● **STATED TASK**: Exclude the pictures and reproduce the remaining data exactly as written.

● **INFORMATION SHOWN**:
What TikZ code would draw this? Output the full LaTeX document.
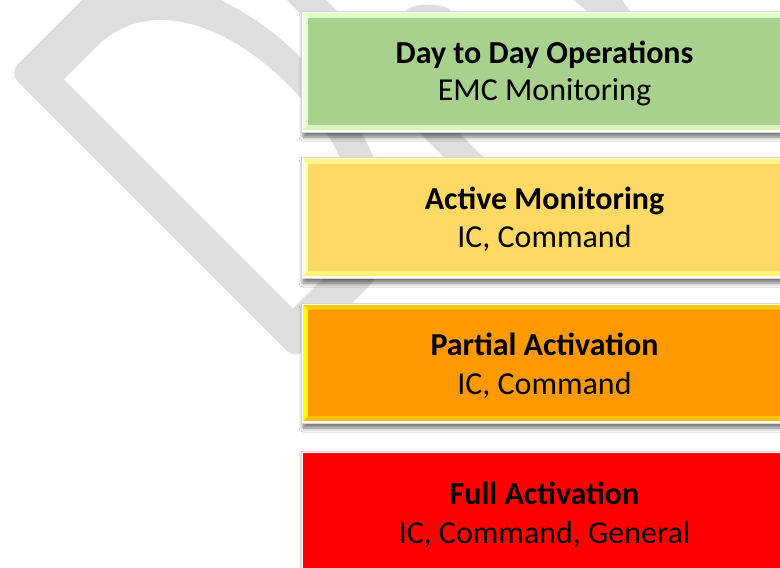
\documentclass[tikz,border=0pt]{standalone}
\usepackage{fontspec}
\setmainfont{Carlito}
\usetikzlibrary{shadows,shadows.blur}
\definecolor{wm}{RGB}{222,222,222}
\definecolor{gMain}{HTML}{A9D18E}
\definecolor{gTop}{HTML}{DFFFC6}
\definecolor{gLeft}{HTML}{E8FFDA}
\definecolor{gBot}{HTML}{D8F7BF}
\definecolor{gRight}{HTML}{C8E8B0}
\definecolor{yMain}{HTML}{FFD966}
\definecolor{yTop}{HTML}{FFF58A}
\definecolor{yLeft}{HTML}{FFFFC8}
\definecolor{yBot}{HTML}{FFF57A}
\definecolor{yRight}{HTML}{FFE680}
\definecolor{oMain}{HTML}{FF9900}
\definecolor{oTop}{HTML}{FFC800}
\definecolor{oLeft}{HTML}{FFFF00}
\definecolor{oBot}{HTML}{FFC000}
\definecolor{oRight}{HTML}{FFB000}
\definecolor{frameline}{HTML}{D4D4D4}
\newcommand\bevbox[9]{%
  \fill[#5] (#1,#2) -- (#3,#2) -- ({#3-5},{#2+5}) -- ({#1+5},{#2+5}) -- cycle;
  \fill[#6] (#1,#2) -- ({#1+5},{#2+5}) -- ({#1+5},{#4-5}) -- (#1,#4) -- cycle;
  \fill[#7] (#1,#4) -- ({#1+5},{#4-5}) -- ({#3-5},{#4-5}) -- (#3,#4) -- cycle;
  \fill[#8] (#3,#2) -- (#3,#4) -- ({#3-5},{#4-5}) -- ({#3-5},{#2+5}) -- cycle;
  \fill[#9] ({#1+5},{#2+5}) rectangle ({#3-5},{#4-5});
}
\tikzset{
  framebox/.style={fill=white, draw=frameline, line width=0.6pt,
    blur shadow={shadow xshift=2pt, shadow yshift=-5pt, shadow blur radius=4pt, shadow opacity=55}},
  titletext/.style={anchor=base, font=\bfseries\fontsize{32}{38}\selectfont},
  subtext/.style={anchor=base, font=\fontsize{32}{38}\selectfont}
}
\begin{document}
\begin{tikzpicture}[x=1pt,y=-1pt]
\useasboundingbox (0,0) rectangle (780,568);
\begin{scope}
\clip (0,0) rectangle (780,568);
\fill[white] (0,0) rectangle (780,568);
% watermark letters (rotated 45 degrees)
\begin{scope}[shift={(297pt,-358pt)}, x={(0.7071pt,0.7071pt)}, y={(-0.7071pt,0.7071pt)}]
  \fill[wm, even odd rule]
    [rounded corners=12pt] (-2,0) -- (-2,405) -- (90,405)
    .. controls (170,405) and (215,300) .. (215,202)
    .. controls (215,100) and (170,0) .. (90,0) -- cycle
    [sharp corners] (32,38) -- (32,362) -- (77,362)
    .. controls (155,362) and (187,280) .. (187,200)
    .. controls (187,120) and (155,38) .. (77,38) -- cycle;
  \fill[wm] (246,0) -- (246,430) -- (274,430) -- (274,0) -- cycle;
\end{scope}
\fill[wm] (405,12) .. controls (410,2) and (446,2) .. (452,12) -- cycle;
\fill[wm] (573,-1) -- (621,-1) -- (632,14) -- (590,14) -- cycle;
% box 1
\path[framebox] (301,11) rectangle (790,132);
\bevbox{303}{13}{788}{130}{gTop}{gLeft}{gBot}{gRight}{gMain}
% box 2
\path[framebox] (301,157) rectangle (790,278);
\bevbox{303}{159}{788}{276}{yTop}{yLeft}{yBot}{yRight}{yMain}
% box 3
\path[framebox] (301,303) rectangle (790,423);
\bevbox{303}{305}{788}{421}{oTop}{oLeft}{oBot}{oRight}{oMain}
% box 4
\path[framebox] (301,451) rectangle (790,590);
\fill[red] (303,453) rectangle (788,588);
\end{scope}
% texts
\node[titletext] (t1) at (544.5,63) {Day to Day Operations};
\node[subtext] (s1) at (544.5,100) {EMC Monitoring};
\node[titletext] (t2) at (544.5,209) {Active Monitoring};
\node[subtext] (s2) at (544.5,247) {IC, Command};
\node[titletext] (t3) at (544.5,355) {Partial Activation};
\node[subtext] (s3) at (544.5,394) {IC, Command};
\node[titletext] (t4) at (544.5,504) {Full Activation};
\node[subtext] (s4) at (544.5,543) {IC, Command, General};
\end{tikzpicture}
\end{document}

● **ANSWER TO THE PROBLEM**:
What TikZ code would draw this? Output the full LaTeX document.
\documentclass[tikz,border=0pt]{standalone}
\usepackage{fontspec}
\setmainfont{Carlito}
\usetikzlibrary{shadows,shadows.blur}
\definecolor{wm}{RGB}{222,222,222}
\definecolor{gMain}{HTML}{A9D18E}
\definecolor{gTop}{HTML}{DFFFC6}
\definecolor{gLeft}{HTML}{E8FFDA}
\definecolor{gBot}{HTML}{D8F7BF}
\definecolor{gRight}{HTML}{C8E8B0}
\definecolor{yMain}{HTML}{FFD966}
\definecolor{yTop}{HTML}{FFF58A}
\definecolor{yLeft}{HTML}{FFFFC8}
\definecolor{yBot}{HTML}{FFF57A}
\definecolor{yRight}{HTML}{FFE680}
\definecolor{oMain}{HTML}{FF9900}
\definecolor{oTop}{HTML}{FFC800}
\definecolor{oLeft}{HTML}{FFFF00}
\definecolor{oBot}{HTML}{FFC000}
\definecolor{oRight}{HTML}{FFB000}
\definecolor{frameline}{HTML}{D4D4D4}
\newcommand\bevbox[9]{%
  \fill[#5] (#1,#2) -- (#3,#2) -- ({#3-5},{#2+5}) -- ({#1+5},{#2+5}) -- cycle;
  \fill[#6] (#1,#2) -- ({#1+5},{#2+5}) -- ({#1+5},{#4-5}) -- (#1,#4) -- cycle;
  \fill[#7] (#1,#4) -- ({#1+5},{#4-5}) -- ({#3-5},{#4-5}) -- (#3,#4) -- cycle;
  \fill[#8] (#3,#2) -- (#3,#4) -- ({#3-5},{#4-5}) -- ({#3-5},{#2+5}) -- cycle;
  \fill[#9] ({#1+5},{#2+5}) rectangle ({#3-5},{#4-5});
}
\tikzset{
  framebox/.style={fill=white, draw=frameline, line width=0.6pt,
    blur shadow={shadow xshift=2pt, shadow yshift=-5pt, shadow blur radius=4pt, shadow opacity=55}},
  titletext/.style={anchor=base, font=\bfseries\fontsize{32}{38}\selectfont},
  subtext/.style={anchor=base, font=\fontsize{32}{38}\selectfont}
}
\begin{document}
\begin{tikzpicture}[x=1pt,y=-1pt]
\useasboundingbox (0,0) rectangle (780,568);
\begin{scope}
\clip (0,0) rectangle (780,568);
\fill[white] (0,0) rectangle (780,568);
% watermark letters (rotated 45 degrees)
\begin{scope}[shift={(297pt,-358pt)}, x={(0.7071pt,0.7071pt)}, y={(-0.7071pt,0.7071pt)}]
  \fill[wm, even odd rule]
    [rounded corners=12pt] (-2,0) -- (-2,405) -- (90,405)
    .. controls (170,405) and (215,300) .. (215,202)
    .. controls (215,100) and (170,0) .. (90,0) -- cycle
    [sharp corners] (32,38) -- (32,362) -- (77,362)
    .. controls (155,362) and (187,280) .. (187,200)
    .. controls (187,120) and (155,38) .. (77,38) -- cycle;
  \fill[wm] (246,0) -- (246,430) -- (274,430) -- (274,0) -- cycle;
\end{scope}
\fill[wm] (405,12) .. controls (410,2) and (446,2) .. (452,12) -- cycle;
\fill[wm] (573,-1) -- (621,-1) -- (632,14) -- (590,14) -- cycle;
% box 1
\path[framebox] (301,11) rectangle (790,132);
\bevbox{303}{13}{788}{130}{gTop}{gLeft}{gBot}{gRight}{gMain}
% box 2
\path[framebox] (301,157) rectangle (790,278);
\bevbox{303}{159}{788}{276}{yTop}{yLeft}{yBot}{yRight}{yMain}
% box 3
\path[framebox] (301,303) rectangle (790,423);
\bevbox{303}{305}{788}{421}{oTop}{oLeft}{oBot}{oRight}{oMain}
% box 4
\path[framebox] (301,451) rectangle (790,590);
\fill[red] (303,453) rectangle (788,588);
\end{scope}
% texts
\node[titletext] (t1) at (544.5,63) {Day to Day Operations};
\node[subtext] (s1) at (544.5,100) {EMC Monitoring};
\node[titletext] (t2) at (544.5,209) {Active Monitoring};
\node[subtext] (s2) at (544.5,247) {IC, Command};
\node[titletext] (t3) at (544.5,355) {Partial Activation};
\node[subtext] (s3) at (544.5,394) {IC, Command};
\node[titletext] (t4) at (544.5,504) {Full Activation};
\node[subtext] (s4) at (544.5,543) {IC, Command, General};
\end{tikzpicture}
\end{document}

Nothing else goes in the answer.